Exercise instructions → Your job is to retype all of the data word for word, leaving every image out.

Data →
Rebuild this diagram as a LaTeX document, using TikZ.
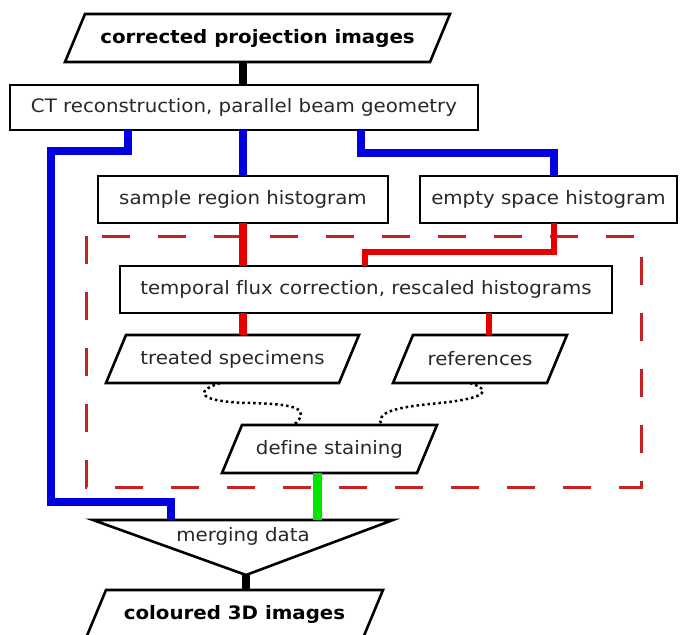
\documentclass[tikz,border=0pt]{standalone}
\usepackage{fontspec}
\setmainfont[FakeStretch=1.07, Ligatures=NoCommon]{DejaVu Sans}
\usetikzlibrary{calc}
\definecolor{bblue}{RGB}{0,0,225}
\definecolor{rred}{RGB}{232,0,0}
\definecolor{dred}{RGB}{200,35,35}
\definecolor{ggreen}{RGB}{0,232,0}
\definecolor{txtgray}{RGB}{40,40,40}
\newcommand\drawpara[1]{\draw[outline] ($(#1.north west)+(10,0)$) -- ($(#1.north east)+(10,0)$)
  -- ($(#1.south east)+(-10,0)$) -- ($(#1.south west)+(-10,0)$) -- cycle;}
\begin{document}
\begin{tikzpicture}[x=1pt,y=-1pt,
  txt/.style={font=\fontsize{18.5}{20}\selectfont, text=txtgray},
  outline/.style={line width=2.6pt, line join=miter, black},
  box/.style={txt, draw, line width=2.6pt, rectangle, inner sep=0pt, outer sep=0pt},
  para/.style={txt, rectangle, inner sep=0pt, outer sep=0pt, minimum height=48pt},
  blk/.style={line width=8pt, black},
  bl/.style={line width=8.5pt, bblue, line join=miter},
  rdthick/.style={line width=8pt, rred, line join=miter},
  rdthin/.style={line width=5.5pt, rred, line join=miter},
  gr/.style={line width=9pt, ggreen},
  dots/.style={line width=2.5pt, dash pattern=on 2.5pt off 3pt, black},
  frame/.style={line width=3pt, dred, dash pattern=on 28pt off 28pt}
]
\fill[white] (0,0) rectangle (681,635);
\useasboundingbox (0,0) rectangle (681,635);

% nodes
\node[para, minimum width=365pt, font=\fontsize{18.5}{20}\selectfont\bfseries, text=black] (top) at (257.5,38) {corrected projection images};
\drawpara{top}
\node[box, minimum width=468pt, minimum height=45pt] (ct) at (244,107.5) {CT reconstruction, parallel beam geometry};
\node[box, minimum width=290pt, minimum height=47pt] (sample) at (243,199.5) {sample region histogram};
\node[box, minimum width=257pt, minimum height=47pt] (empty) at (548.5,199.5) {empty space histogram};
\node[box, minimum width=492pt, minimum height=47pt] (temporal) at (366,289.5) {temporal flux correction, rescaled histograms};
\node[para, minimum width=233pt] (treated) at (232.5,359) {treated specimens};
\drawpara{treated}
\node[para, minimum width=154pt] (refs) at (480,359) {references};
\drawpara{refs}
\node[para, minimum width=195pt] (define) at (329.5,449) {define staining};
\drawpara{define}
\node[para, minimum width=277pt, font=\fontsize{18.5}{20}\selectfont\bfseries, text=black] (coloured) at (234.5,614) {coloured 3D images};
\drawpara{coloured}

% merging triangle
\coordinate (mtl) at (93,520);
\coordinate (mtr) at (393,520);
\coordinate (mbot) at (246,575);
\draw[outline] (mtl) -- (mtr) -- (mbot) -- cycle;
\node[txt] (merge) at (243,536) {merging data};

% dashed frame
\draw[frame] (86,236) rectangle (641,487);

% x positions
\coordinate (xa) at (243,0);
\coordinate (xb) at (128,0);
\coordinate (xc) at (361,0);
\coordinate (xd) at (554,0);
\coordinate (xe) at (365,0);
\coordinate (xf) at (489,0);
\coordinate (xg) at (317,0);
\coordinate (xh) at (246,0);
\coordinate (xi) at (171,0);

% black connectors
\draw[blk] (xa |- top.south) -- (xa |- ct.north);
\draw[blk] (mbot) -- (xh |- coloured.north);

% blue connectors
\draw[bl] (xb |- ct.south) |- (51,151) -- (51,502) -| (xi |- mtl);
\draw[bl] (xa |- ct.south) -- (xa |- sample.north);
\draw[bl] (xc |- ct.south) |- (554,153) -- (xd |- empty.north);

% red connectors
\draw[rdthick] (xa |- sample.south) -- (xa |- temporal.north);
\draw[rdthin] (xd |- empty.south) |- (365,252) -- (xe |- temporal.north);
\draw[rdthick] (xa |- temporal.south) -- (xa |- treated.north);
\draw[rdthin] (xf |- temporal.south) -- (xf |- refs.north);

% green connector
\draw[gr] (xg |- define.south) -- (xg |- mtl);

% dotted connectors
\coordinate (da) at (220,0);
\coordinate (db) at (294,0);
\coordinate (dc) at (470,0);
\coordinate (dd) at (381,0);
\draw[dots] (da |- treated.south) .. controls (192,392) and (200,402) .. (250,403)
  .. controls (300,404) and (310,410) .. (db |- define.north);
\draw[dots] (dc |- refs.south) .. controls (492,390) and (488,398) .. (440,403)
  .. controls (385,408) and (378,414) .. (dd |- define.north);
\end{tikzpicture}
\end{document}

Solution →
Rebuild this diagram as a LaTeX document, using TikZ.
\documentclass[tikz,border=0pt]{standalone}
\usepackage{fontspec}
\setmainfont[FakeStretch=1.07, Ligatures=NoCommon]{DejaVu Sans}
\usetikzlibrary{calc}
\definecolor{bblue}{RGB}{0,0,225}
\definecolor{rred}{RGB}{232,0,0}
\definecolor{dred}{RGB}{200,35,35}
\definecolor{ggreen}{RGB}{0,232,0}
\definecolor{txtgray}{RGB}{40,40,40}
\newcommand\drawpara[1]{\draw[outline] ($(#1.north west)+(10,0)$) -- ($(#1.north east)+(10,0)$)
  -- ($(#1.south east)+(-10,0)$) -- ($(#1.south west)+(-10,0)$) -- cycle;}
\begin{document}
\begin{tikzpicture}[x=1pt,y=-1pt,
  txt/.style={font=\fontsize{18.5}{20}\selectfont, text=txtgray},
  outline/.style={line width=2.6pt, line join=miter, black},
  box/.style={txt, draw, line width=2.6pt, rectangle, inner sep=0pt, outer sep=0pt},
  para/.style={txt, rectangle, inner sep=0pt, outer sep=0pt, minimum height=48pt},
  blk/.style={line width=8pt, black},
  bl/.style={line width=8.5pt, bblue, line join=miter},
  rdthick/.style={line width=8pt, rred, line join=miter},
  rdthin/.style={line width=5.5pt, rred, line join=miter},
  gr/.style={line width=9pt, ggreen},
  dots/.style={line width=2.5pt, dash pattern=on 2.5pt off 3pt, black},
  frame/.style={line width=3pt, dred, dash pattern=on 28pt off 28pt}
]
\fill[white] (0,0) rectangle (681,635);
\useasboundingbox (0,0) rectangle (681,635);

% nodes
\node[para, minimum width=365pt, font=\fontsize{18.5}{20}\selectfont\bfseries, text=black] (top) at (257.5,38) {corrected projection images};
\drawpara{top}
\node[box, minimum width=468pt, minimum height=45pt] (ct) at (244,107.5) {CT reconstruction, parallel beam geometry};
\node[box, minimum width=290pt, minimum height=47pt] (sample) at (243,199.5) {sample region histogram};
\node[box, minimum width=257pt, minimum height=47pt] (empty) at (548.5,199.5) {empty space histogram};
\node[box, minimum width=492pt, minimum height=47pt] (temporal) at (366,289.5) {temporal flux correction, rescaled histograms};
\node[para, minimum width=233pt] (treated) at (232.5,359) {treated specimens};
\drawpara{treated}
\node[para, minimum width=154pt] (refs) at (480,359) {references};
\drawpara{refs}
\node[para, minimum width=195pt] (define) at (329.5,449) {define staining};
\drawpara{define}
\node[para, minimum width=277pt, font=\fontsize{18.5}{20}\selectfont\bfseries, text=black] (coloured) at (234.5,614) {coloured 3D images};
\drawpara{coloured}

% merging triangle
\coordinate (mtl) at (93,520);
\coordinate (mtr) at (393,520);
\coordinate (mbot) at (246,575);
\draw[outline] (mtl) -- (mtr) -- (mbot) -- cycle;
\node[txt] (merge) at (243,536) {merging data};

% dashed frame
\draw[frame] (86,236) rectangle (641,487);

% x positions
\coordinate (xa) at (243,0);
\coordinate (xb) at (128,0);
\coordinate (xc) at (361,0);
\coordinate (xd) at (554,0);
\coordinate (xe) at (365,0);
\coordinate (xf) at (489,0);
\coordinate (xg) at (317,0);
\coordinate (xh) at (246,0);
\coordinate (xi) at (171,0);

% black connectors
\draw[blk] (xa |- top.south) -- (xa |- ct.north);
\draw[blk] (mbot) -- (xh |- coloured.north);

% blue connectors
\draw[bl] (xb |- ct.south) |- (51,151) -- (51,502) -| (xi |- mtl);
\draw[bl] (xa |- ct.south) -- (xa |- sample.north);
\draw[bl] (xc |- ct.south) |- (554,153) -- (xd |- empty.north);

% red connectors
\draw[rdthick] (xa |- sample.south) -- (xa |- temporal.north);
\draw[rdthin] (xd |- empty.south) |- (365,252) -- (xe |- temporal.north);
\draw[rdthick] (xa |- temporal.south) -- (xa |- treated.north);
\draw[rdthin] (xf |- temporal.south) -- (xf |- refs.north);

% green connector
\draw[gr] (xg |- define.south) -- (xg |- mtl);

% dotted connectors
\coordinate (da) at (220,0);
\coordinate (db) at (294,0);
\coordinate (dc) at (470,0);
\coordinate (dd) at (381,0);
\draw[dots] (da |- treated.south) .. controls (192,392) and (200,402) .. (250,403)
  .. controls (300,404) and (310,410) .. (db |- define.north);
\draw[dots] (dc |- refs.south) .. controls (492,390) and (488,398) .. (440,403)
  .. controls (385,408) and (378,414) .. (dd |- define.north);
\end{tikzpicture}
\end{document}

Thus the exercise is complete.